China, for its part, is also discovering that both sides of the equation matter. Funneling government subsidies into industries beyond what increases productivity, while deliberately suppressing worker wages and household consumption, is a great strategy for capturing market share in the short term. It is not a recipe for long-term productivity growth, as Mark DiPlacido outlines in “Mutual Disadvantage: Why Predatory Investment and Labor Suppression are a Poor Growth Strategy.” The United States is beginning to realize that any American reindustrialization strategy will require disengaging from this dynamic, which has perversely enabled America’s own failed, low-productivity, stagnant-wages strategy of short-term shareholder primacy.
The Task Ahead
If workers are merely factor inputs in competition with other potential (technological) factor inputs, locked in a zero-sum game to preserve their economic security in a failing economic model, then fighting tooth and nail against automation may be rational. If labor arbitrage is the primary means of achieving industrial competitiveness, workers are right to be afraid.

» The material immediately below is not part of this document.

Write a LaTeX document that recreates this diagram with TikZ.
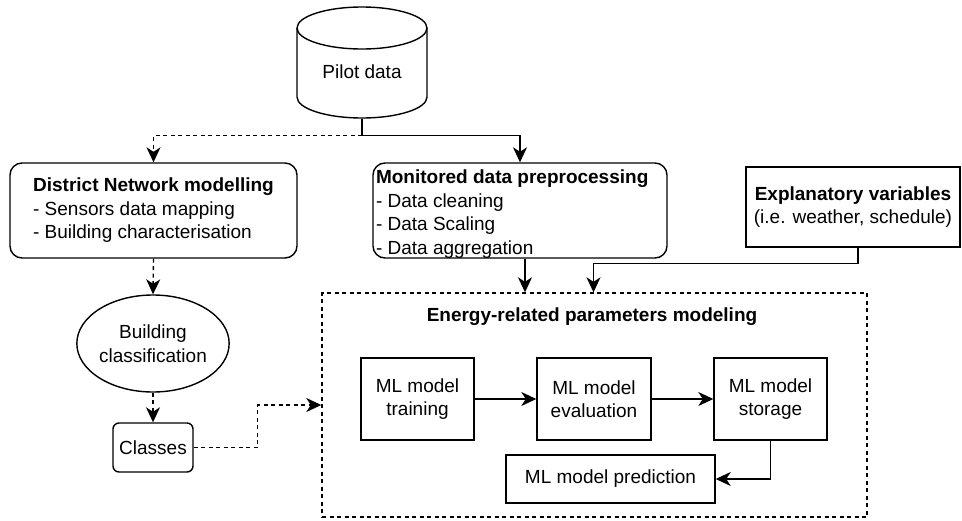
\documentclass[tikz,border=0pt]{standalone}
\usepackage{fontspec}
\setmainfont{Liberation Sans}
\usetikzlibrary{arrows.meta,shapes.geometric,calc}
\begin{document}
\begin{tikzpicture}[x=1pt,y=-1pt,
  line width=1.4pt,
  every node/.style={font=\fontsize{19}{23.5}\selectfont, inner sep=0pt},
  arr/.style={-{Stealth[length=15pt,width=14pt,inset=4.5pt]}},
  dsh/.style={dash pattern=on 4pt off 3.5pt},
  rbox/.style={draw, rounded corners=12pt},
  sbox/.style={draw, rectangle, align=center}
]
\useasboundingbox (0,0) rectangle (962,520);

% database cylinder
\draw (297,28) -- (297,97) arc (180:0:65 and 21) -- (427,28);
\draw (362,28) ellipse [x radius=65, y radius=21];
\node[minimum width=130, minimum height=111] (pilot) at (362,62.5) {};
\node (pilottxt) at (362,72) {Pilot data};

% upper row
\node[rbox, minimum width=287, minimum height=95, align=left] (dist) at (153.5,210.5)
  {\textbf{District Network modelling}\\- Sensors data mapping\\- Building characterisation};
\node[rbox, minimum width=294, minimum height=95] (mon) at (520,210.5) {};
\node[anchor=north west, align=left] (montxt) at ($(mon.north west)+(3,7)$)
  {\textbf{Monitored data preprocessing}\\- Data cleaning\\- Data Scaling\\- Data aggregation};
\node[sbox, minimum width=214, minimum height=80] (expl) at (853,207)
  {\textbf{Explanatory variables}\\(i.e. weather, schedule)};

% classification branch
\node[draw, ellipse, minimum width=147, minimum height=97, align=center] (bcls) at (153,343.5)
  {Building\\classification};
\node[draw, rounded corners=6pt, minimum width=80, minimum height=49] (cls) at (153,447.5) {Classes};

% modelling container
\node[draw, dsh, minimum width=545, minimum height=224] (ctr) at (594.5,405) {};
\node (ttl) at (592,317) {\textbf{Energy-related parameters modeling}};
\node[sbox, minimum width=113, minimum height=82] (train) at (417.5,399) {ML model\\training};
\node[sbox, minimum width=114, minimum height=82] (eval) at (594,399) {ML model\\evaluation};
\node[sbox, minimum width=113, minimum height=82] (stor) at (770.5,399) {ML model\\storage};
\node[sbox, minimum width=209, minimum height=48] (pred) at (610.5,479) {ML model prediction};

% connectors
\coordinate (split) at ($(pilot.south)+(0,17)$);
\coordinate (monout) at ($(mon.south)+(5,0)$);
\coordinate (ctrin) at ($(ctr.north)+(-1,0)$);
\draw (pilot.south) -- (split);
\draw[arr, dsh] (split) -| (dist.north);
\draw[arr] (split) -| (mon.north);
\draw[arr, dsh] (dist.south) -- (bcls.north);
\draw[arr, dsh] (bcls.south) -- (cls.north);
\draw[arr, dsh] (cls.east) -- ++(64,0) |- (ctr.west);
\draw[arr] (monout) -- (monout |- ctr.north);
\draw[arr] ($(expl.south)+(5,0)$) -- ++(0,16) -| (ctrin);
\draw[arr] (train) -- (eval);
\draw[arr] (eval) -- (stor);
\draw[arr] (stor.south) |- (pred.east);
\end{tikzpicture}
\end{document}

But a positive dynamic in which worker power and technological dynamism reinforce each other is achievable and, as American economic history demonstrates, it is the only viable choice. America must recover its industrial strength, productive capacity, and technological leadership. It must also provide workers with dignified work, decent wages, and a voice in the workplace. Far from representing a tradeoff, America must pursue both, or else we will be left with neither.